The new legislation recognises the complexities associated with the remediation of earthquake-prone heritage buildings.
Owners of earthquake-prone category 1 listed buildings, and those on the National Historic Landmarks List, will be able to apply for extensions of up to 10 years to the national timeframes for strengthening. The National Historic Landmarks List, which will include our most important heritage buildings, is being established under the Heritage New Zealand Pouhere Taonga Act 2014.
It is important to ensure that as many iconic heritage buildings as possible are retained and the new legislation reflects a balanced approach by providing owners of key buildings with more time if they need it.
For some buildings, the new legislation will allow exemptions from the requirement to undertake remediation. Regulations will set out the characteristics that a building must have for an exemption to be granted. For example, the characteristics may include matters such as use, level of occupancy and location in relation to other buildings.
The Ministry of Business, Innovation and Employment will consult on the development of these regulations.
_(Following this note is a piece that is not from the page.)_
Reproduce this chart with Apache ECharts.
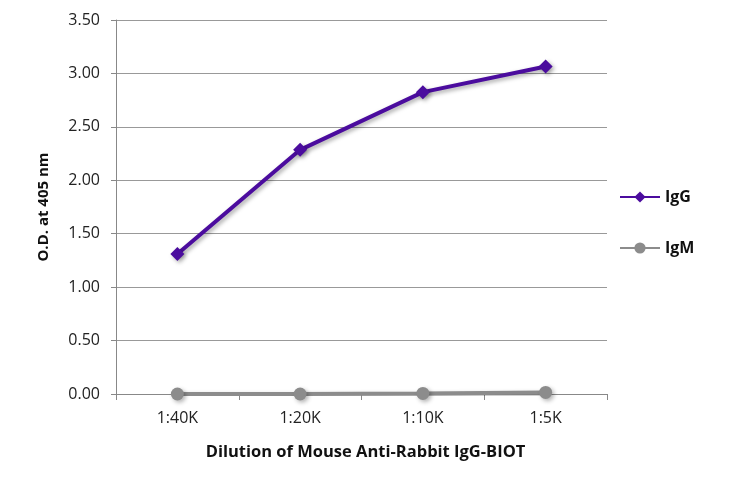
<!DOCTYPE html>
<html>
<head>
<meta charset="utf-8">
<script src="https://cdn.jsdelivr.net/npm/echarts@6/dist/echarts.min.js"></script>
<style>
  html, body { margin: 0; padding: 0; background: #fff; }
  #chart { width: 730px; height: 478px; }
</style>
</head>
<body>
<div id="chart"></div>
<script>
// data
var dilutions = ["1:40K", "1:20K", "1:10K", "1:5K"];
var iggValues = [1.31, 2.285, 2.825, 3.065];
var igmValues = [0.0, 0.0, 0.005, 0.015];

var chart = echarts.init(document.getElementById("chart"));
var txtFont = "'Open Sans', 'Noto Sans', sans-serif";

var opts = {
  animation: false,
  grid: { left: 116, right: 123, top: 20, bottom: 84, containLabel: false },
  legend: {
    orient: "vertical",
    left: 614,
    top: 184,
    itemGap: 35,
    itemWidth: 40,
    itemHeight: 14,
    textStyle: { fontFamily: txtFont, fontWeight: "bold", fontSize: 16, color: "#111" },
    data: ["IgG", "IgM"]
  },
  xAxis: {
    type: "category",
    data: dilutions,
    boundaryGap: true,
    name: "Dilution of Mouse Anti-Rabbit IgG-BIOT",
    nameLocation: "middle",
    nameGap: 50,
    nameTextStyle: { fontFamily: txtFont, fontWeight: "bold", fontSize: 16.5, color: "#111", padding: [0, 0, 0, 8] },
    axisLine: { lineStyle: { color: "#888", width: 1 } },
    axisTick: { show: true, length: 6, lineStyle: { color: "#888" } },
    axisLabel: { fontFamily: txtFont, fontSize: 16, color: "#222", margin: 16 }
  },
  yAxis: {
    type: "value",
    min: 0,
    max: 3.5,
    interval: 0.5,
    name: "O.D. at 405 nm",
    nameLocation: "middle",
    nameGap: 65,
    nameTextStyle: { fontFamily: txtFont, fontWeight: "bold", fontSize: 15, color: "#111" },
    axisLine: { show: true, lineStyle: { color: "#888", width: 1 } },
    axisTick: { show: true, length: 5, lineStyle: { color: "#888" } },
    splitLine: { lineStyle: { color: "#999", width: 1 } },
    axisLabel: {
      fontFamily: txtFont, fontSize: 16, color: "#222", margin: 16,
      formatter: function (v) { return v.toFixed(2); }
    }
  },
  series: [
    {
      name: "IgG",
      type: "line",
      data: iggValues,
      symbol: "diamond",
      symbolSize: 14,
      color: "#4B0C9E",
      lineStyle: { width: 4, color: "#4B0C9E", shadowColor: "rgba(0,0,0,0.35)", shadowBlur: 4, shadowOffsetX: 2, shadowOffsetY: 2 },
      itemStyle: { color: "#4B0C9E", shadowColor: "rgba(0,0,0,0.35)", shadowBlur: 4, shadowOffsetX: 2, shadowOffsetY: 2 },
      z: 3
    },
    {
      name: "IgM",
      type: "line",
      data: igmValues,
      symbol: "circle",
      symbolSize: 13,
      color: "#8C8C8C",
      lineStyle: { width: 4, color: "#8C8C8C", shadowColor: "rgba(0,0,0,0.3)", shadowBlur: 4, shadowOffsetX: 2, shadowOffsetY: 2 },
      itemStyle: { color: "#8C8C8C", shadowColor: "rgba(0,0,0,0.3)", shadowBlur: 4, shadowOffsetX: 2, shadowOffsetY: 2 },
      z: 2
    }
  ]
};

chart.setOption(opts);
</script>
</body>
</html>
A publicly available national register of buildings that have been determined to be earthquake prone will be established as part of the implementation of the new legislation. The new legislation also improves the way notices are issued for earthquake-prone buildings. Owners will be required to attach notices to their building, alerting the public to the degree to which their building falls below the minimum standard. This will help the public better differentiate between earthquake-prone buildings and encourage and motivate building owners to take action to remediate their buildings.
The new legislation includes transitional provisions in respect of engineering assessments already undertaken and notices issued under the current system for managing earthquake-prone buildings. The general intention is to leverage off work that has already been undertaken (where appropriate) rather than repeat work unnecessarily.